With the continuous advancement of AI technology, how to enable large models to have "parallel thinking" capabilities has become a hot topic among researchers. Recently, the Tencent AI Lab, in collaboration with research teams from multiple universities, introduced a new reinforcement learning (RL) framework called Parallel-R1, aimed at teaching large models to explore multiple reasoning paths simultaneously. This innovative framework opens up new approaches for tackling complex mathematical reasoning tasks.
Traditional methods often rely on supervised fine-tuning (SFT), which not only requires high-quality data but also causes models to merely imitate existing data, lacking autonomous learning and generalization abilities. To address these issues, the Parallel-R1 framework was developed. The key finding of the research team is that using simple prompts allows the model to generate high-quality parallel thinking data when solving simple math problems. Subsequently, through a "progressive curriculum" training mode, the model first learns the "syntax format" of parallel thinking from simple tasks and then gradually transitions to more complex math problems for reinforcement learning.

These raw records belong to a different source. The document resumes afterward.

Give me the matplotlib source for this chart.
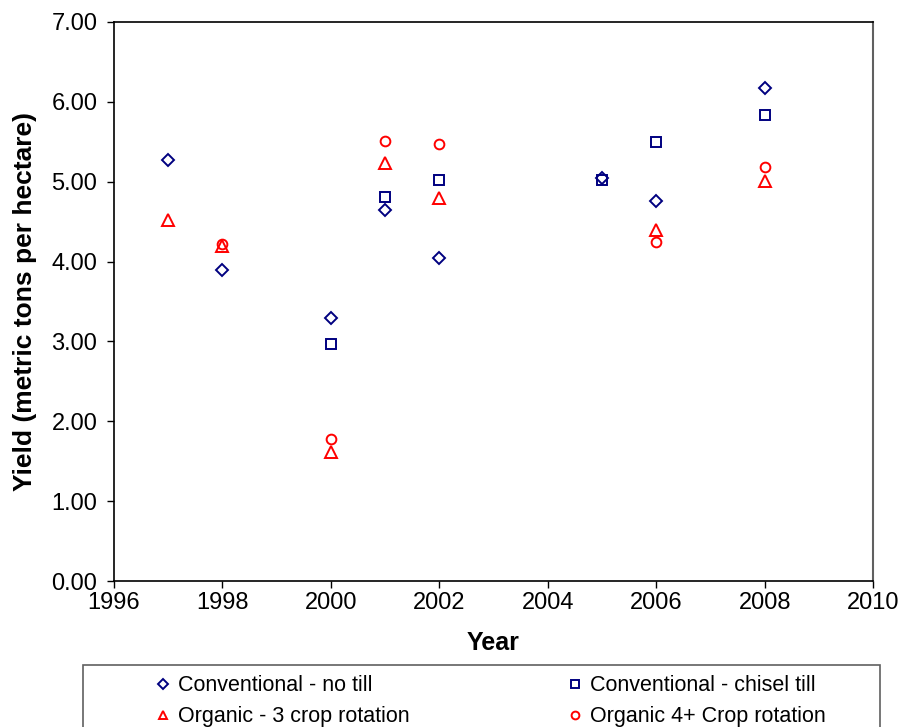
import matplotlib.pyplot as plt
from matplotlib.patches import Rectangle
from matplotlib.ticker import FormatStrFormatter

plt.rcParams['font.family'] = ['Liberation Sans', 'DejaVu Sans']

# yields, metric tons per hectare
notill_years = [1997, 1998, 2000, 2001, 2002, 2005, 2006, 2008]
notill = [5.27, 3.89, 3.29, 4.64, 4.04, 5.04, 4.76, 6.17]

chisel_years = [2000, 2001, 2002, 2005, 2006, 2008]
chisel = [2.97, 4.81, 5.02, 5.02, 5.50, 5.83]

org3_years = [1997, 1998, 2000, 2001, 2002, 2006, 2008]
org3 = [4.52, 4.20, 1.61, 5.24, 4.79, 4.39, 5.01]

org4_years = [1998, 2000, 2001, 2002, 2006, 2008]
org4 = [4.22, 1.78, 5.51, 5.47, 4.25, 5.18]

labels = ['Conventional - no till', 'Conventional - chisel till',
          'Organic - 3 crop rotation', 'Organic 4+ Crop rotation']

navy = '#000080'
red = '#ff0000'

fig = plt.figure(figsize=(9.01, 7.27), dpi=100)
ax = fig.add_axes([0.1265, 0.2008, 0.8425, 0.769])

h1, = ax.plot(notill_years, notill, 'D', ms=6, mfc='none', mec=navy, mew=1.4, linestyle='none')
h2, = ax.plot(chisel_years, chisel, 's', ms=7, mfc='none', mec=navy, mew=1.4, linestyle='none')
h3, = ax.plot(org3_years, org3, '^', ms=8, mfc='none', mec=red, mew=1.4, linestyle='none')
h4, = ax.plot(org4_years, org4, 'o', ms=7, mfc='none', mec=red, mew=1.4, linestyle='none')

ax.set_xlim(1996, 2010)
ax.set_ylim(0, 7)
ax.set_xticks(range(1996, 2011, 2))
ax.set_yticks(range(0, 8))
ax.yaxis.set_major_formatter(FormatStrFormatter('%.2f'))
ax.tick_params(direction='out', length=5, width=1, labelsize=17, pad=7)
ax.tick_params(axis='x', pad=3)

ax.set_xlabel('Year', fontsize=18, fontweight='bold', labelpad=12)
ax.set_ylabel('Yield (metric tons per hectare)', fontsize=19, fontweight='bold', labelpad=10)

for s in ['left', 'bottom', 'top']:
    ax.spines[s].set_linewidth(1.2)
    ax.spines[s].set_color('black')
ax.spines['right'].set_color('#606060')
ax.spines['right'].set_linewidth(1.5)

# legend box under the chart
box = Rectangle((83 / 901, -0.02), 797 / 901, 1 - 665 / 727 + 0.02,
                transform=fig.transFigure, fill=False, edgecolor='#606060', lw=1.2)
fig.patches.append(box)

kw = dict(frameon=False, fontsize=15.5, handlelength=0.8, handletextpad=0.3,
          labelspacing=0.45, borderpad=0, borderaxespad=0, markerscale=0.8,
          loc='upper left', bbox_transform=fig.transFigure)
leg1 = fig.legend([h1, h3], [labels[0], labels[2]], bbox_to_anchor=(0.171, 0.071), **kw)
leg2 = fig.legend([h2, h4], [labels[1], labels[3]], bbox_to_anchor=(0.629, 0.071), **kw)

fig.savefig('out.png', dpi=100)
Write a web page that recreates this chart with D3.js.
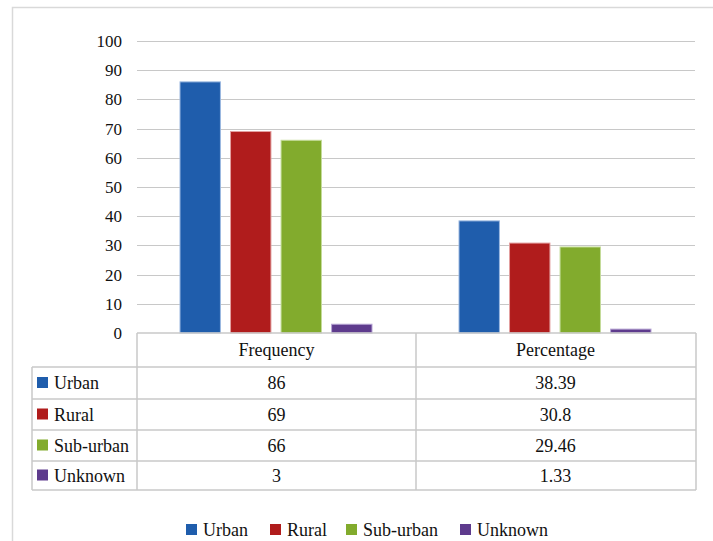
<!DOCTYPE html>
<html>
<head>
<meta charset="utf-8">
<script src="https://cdn.jsdelivr.net/npm/d3@7"></script>
<style>
  body { margin: 0; }
  #chart text { font-family: "Liberation Serif", Tinos, "Times New Roman", serif; }
</style>
</head>
<body>
<div id="chart"></div>
<script>
// Data
const groups = ['Frequency', 'Percentage'];
const series = ['Urban', 'Rural', 'Sub-urban', 'Unknown'];
const frequency = [86, 69, 66, 3];
const percentage = [38.39, 30.8, 29.46, 1.33];
const percentageLabels = ['38.39', '30.8', '29.46', '1.33'];
const yTicks = [0, 10, 20, 30, 40, 50, 60, 70, 80, 90, 100];

const colors = ['#1f5dac', '#b01c1c', '#82ab2d', '#5e3b8d'];
const strokes = ['#9bb8e0', '#e3a0a0', '#c4dc9a', '#b7a5d4'];

const FONT = '"Liberation Serif", Tinos, "Times New Roman", serif';
const W = 713, H = 541;
const plot = { left: 137, right: 695, top: 41, bottom: 333 };

const svg = d3.select('#chart')
    .append('svg')
    .attr('width', W)
    .attr('height', H)
    .style('font-family', FONT);

// helper for text with the serif font
const addText = (sel, size) => sel.append('text')
    .style('font-family', FONT)
    .style('font-size', size + 'px')
    .attr('fill', '#111');

// Outer frame (cut at right and bottom)
svg.append('path')
    .attr('d', `M12.5,${H} V7.5 H${W}`)
    .attr('fill', 'none')
    .attr('stroke', '#d9d9d9')
    .attr('stroke-width', 1.5);

// Scales
const y = d3.scaleLinear().domain([0, 100]).range([plot.bottom, plot.top]);
const x0 = d3.scaleBand().domain(groups).range([plot.left, plot.right]);
const x1 = d3.scaleBand().domain(series).range([43, x0.bandwidth() - 44]).paddingInner(0.2);

// Gridlines
svg.append('g')
    .selectAll('line')
    .data(yTicks.filter(d => d > 0))
    .enter()
    .append('line')
    .attr('x1', plot.left)
    .attr('x2', plot.right)
    .attr('y1', d => Math.round(y(d)) + 0.5)
    .attr('y2', d => Math.round(y(d)) + 0.5)
    .attr('stroke', '#c8c8c8')
    .attr('stroke-width', 1.2);

// Y axis labels
const yAxis = d3.axisLeft(y).tickValues(yTicks).tickSize(0).tickPadding(15);
const yg = svg.append('g')
    .attr('transform', `translate(${plot.left},0)`)
    .call(yAxis);
yg.attr('font-family', null).attr('font-size', null);
yg.select('.domain').remove();
yg.selectAll('text')
    .style('font-family', FONT)
    .style('font-size', '17px')
    .attr('fill', '#111');

// Bars
const values = { Frequency: frequency, Percentage: percentage };
const barGroups = svg.append('g')
    .selectAll('g')
    .data(groups)
    .enter()
    .append('g')
    .attr('transform', d => `translate(${x0(d)},0)`);

barGroups.selectAll('rect')
    .data(g => series.map((s, i) => ({ s, i, v: values[g][i] })))
    .enter()
    .append('rect')
    .attr('x', d => x1(d.s))
    .attr('y', d => y(d.v))
    .attr('width', x1.bandwidth())
    .attr('height', d => y(0) - y(d.v))
    .attr('fill', d => colors[d.i])
    .attr('stroke', d => strokes[d.i])
    .attr('stroke-width', 1);

// Data table
const tableLeft = 32;
const rowLines = [333, 367, 399, 430, 461, 490];
const grid = svg.append('g')
    .attr('stroke', '#c8c8c8')
    .attr('stroke-width', 1.5)
    .attr('fill', 'none');

grid.append('line').attr('x1', plot.left).attr('x2', plot.right + 1).attr('y1', rowLines[0]).attr('y2', rowLines[0]);
rowLines.slice(1).forEach(yy => {
    grid.append('line').attr('x1', tableLeft).attr('x2', plot.right + 1).attr('y1', yy).attr('y2', yy);
});
grid.append('line').attr('x1', tableLeft).attr('x2', tableLeft).attr('y1', rowLines[1]).attr('y2', rowLines[5]);
[plot.left, x0('Percentage'), plot.right + 1].forEach(xx => {
    grid.append('line').attr('x1', xx).attr('x2', xx).attr('y1', rowLines[0]).attr('y2', rowLines[5]);
});

// header labels
groups.forEach(g => {
    addText(svg, 18)
        .attr('x', x0(g) + x0.bandwidth() / 2)
        .attr('y', (rowLines[0] + rowLines[1]) / 2 + 6)
        .attr('text-anchor', 'middle')
        .text(g);
});

// rows
const cellText = { Frequency: frequency.map(String), Percentage: percentageLabels };
series.forEach((s, i) => {
    const cy = (rowLines[i + 1] + rowLines[i + 2]) / 2;
    svg.append('rect')
        .attr('x', 37)
        .attr('y', cy - 6)
        .attr('width', 11)
        .attr('height', 11)
        .attr('fill', colors[i]);
    addText(svg, 18)
        .attr('x', 54)
        .attr('y', cy + 6)
        .text(s);
    groups.forEach(g => {
        addText(svg, 18)
            .attr('x', x0(g) + x0.bandwidth() / 2)
            .attr('y', cy + 6)
            .attr('text-anchor', 'middle')
            .text(cellText[g][i]);
    });
});

// Legend
const legendX = [186, 270, 346, 460];
series.forEach((s, i) => {
    svg.append('rect')
        .attr('x', legendX[i])
        .attr('y', 524)
        .attr('width', 11)
        .attr('height', 11)
        .attr('fill', colors[i]);
    addText(svg, 18)
        .attr('x', legendX[i] + 17)
        .attr('y', 536)
        .text(s);
});
</script>
</body>
</html>
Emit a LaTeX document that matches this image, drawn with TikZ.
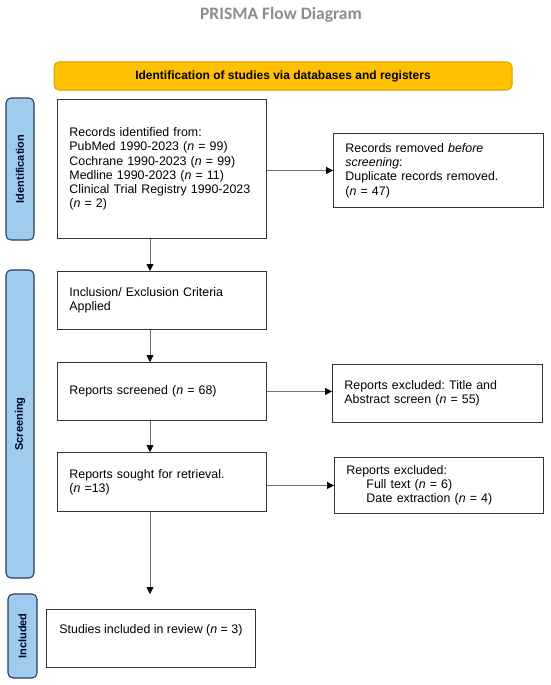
\documentclass[tikz,border=0pt]{standalone}
\usepackage{fontspec}
\setmainfont{Liberation Sans}
\newfontfamily\titlefont{Carlito}
\usetikzlibrary{arrows.meta}
\frenchspacing
\definecolor{bannerfill}{HTML}{FFC000}
\definecolor{bannerline}{HTML}{D9A000}
\definecolor{sidefill}{HTML}{9FCBEE}
\definecolor{sideline}{HTML}{2C3E5C}
\definecolor{titlegray}{HTML}{8C8C8C}
\definecolor{arrowgray}{HTML}{707070}
\definecolor{boxline}{HTML}{333333}
\tikzset{
  flowbox/.style={draw=boxline, line width=0.9pt, anchor=north west, align=left,
    inner xsep=12pt, inner ysep=0pt, font=\fontsize{12.4}{14.3}\selectfont},
  sidelabel/.style={draw=sideline, fill=sidefill, line width=1.1pt, rounded corners=5pt,
    rotate=90, inner sep=0pt, text=black!85!blue, font=\fontsize{11}{13}\selectfont\bfseries},
  flowarrow/.style={draw=arrowgray, line width=0.8pt, -{Triangle[length=7pt,width=7pt,fill=black,color=black]}},
}
\begin{document}
\begin{tikzpicture}[x=1pt,y=-1pt]
\useasboundingbox (0,0) rectangle (550,685);
% title
\node (title) at (281,15) {\titlefont\bfseries\fontsize{17.5}{19}\selectfont\color{titlegray}PRISMA Flow Diagram};
% banner
\node (banner) [draw=bannerline, fill=bannerfill, line width=1pt, rounded corners=5pt,
  minimum width=458pt, minimum height=28pt, inner sep=0pt,
  font=\fontsize{12}{14}\selectfont\bfseries] at (283,76) {Identification of studies via databases and registers};
% side labels
\node (sideid) [sidelabel, minimum width=142pt, minimum height=28pt] at (20,169) {Identification};
\node (sidescr) [sidelabel, minimum width=308pt, minimum height=28pt] at (20,424) {Screening};
\node (sideinc) [sidelabel, minimum width=84pt, minimum height=29pt] at (22.5,636) {Included};
% boxes
\node (rec) [flowbox, minimum width=209pt, minimum height=139pt, text width=185pt] at (57,99)
  {Records identified from:\\
   PubMed 1990-2023 (\textit{n} = 99)\\
   Cochrane 1990-2023 (\textit{n} = 99)\\
   Medline 1990-2023 (\textit{n} = 11)\\
   Clinical Trial Registry 1990-2023\\
   (\textit{n} = 2)};
\node (removed) [flowbox, minimum width=210pt, minimum height=74pt, text width=186pt] at (333,133)
  {Records removed \textit{before}\\
   \textit{screening}:\\
   Duplicate records removed.\\
   (\textit{n} = 47)};
\node (incl) [flowbox, minimum width=209pt, minimum height=58pt, text width=185pt] at (57,271)
  {Inclusion/ Exclusion Criteria\\ Applied};
\node (screened) [flowbox, minimum width=209pt, minimum height=58pt, text width=185pt] at (57,362)
  {Reports screened (\textit{n} = 68)};
\node (excl1) [flowbox, minimum width=210pt, minimum height=58pt, text width=186pt] at (332,364)
  {Reports excluded: Title and\\ Abstract screen (\textit{n} = 55)};
\node (sought) [flowbox, minimum width=209pt, minimum height=59pt, text width=185pt] at (57,452)
  {Reports sought for retrieval.\\ (\textit{n} =13)};
\node (excl2) [flowbox, minimum width=209pt, minimum height=56pt, text width=185pt] at (334,457)
  {Reports excluded:\\
   \hspace*{20pt}Full text (\textit{n} = 6)\\
   \hspace*{20pt}Date extraction (\textit{n} = 4)};
\node (included) [flowbox, inner xsep=4pt, minimum width=209pt, minimum height=58pt] at (46,609)
  {Studies included in review (\textit{n} = 3)\\ \strut};
% connectors
\coordinate (incend) at (150,594);
\draw[flowarrow] (rec.south -| incend) -- (incl.north -| incend);
\draw[flowarrow] (incl.south -| incend) -- (screened.north -| incend);
\draw[flowarrow] (screened.south -| incend) -- (sought.north -| incend);
\draw[flowarrow] (sought.south -| incend) -- (incend);
\draw[flowarrow] (rec.east |- removed.west) -- (removed.west);
\draw[flowarrow] (screened.east) -- (screened.east -| excl1.west);
\draw[flowarrow] (sought.east |- excl2.west) -- (excl2.west);
\end{tikzpicture}
\end{document}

In addition, the team proposed an alternating reward strategy to address the issue of reward design, cleverly balancing "problem-solving accuracy" and "thinking diversity." During training, the model primarily receives "accuracy rewards," while in some cases, it also gets additional rewards for using parallel thinking. This strategy significantly improves the model's use of parallel thinking and leads to significant improvements in multiple mathematical benchmark tests.
Experimental results show that the Parallel-R1 framework not only increases the average accuracy by up to 8.4% on multiple math benchmarks but also achieves a performance jump of 42.9% on the AIME25 test. Researchers found that after training, the model's thinking strategies gradually shift from an initial "broad exploration" approach to a later "precise verification" method, fully demonstrating the advantages of parallel thinking.
The success of Parallel-R1 not only opens up a new direction for the reasoning capabilities of large models but also provides new insights for future AI research, highlighting the potential of parallel thinking in solving complex tasks.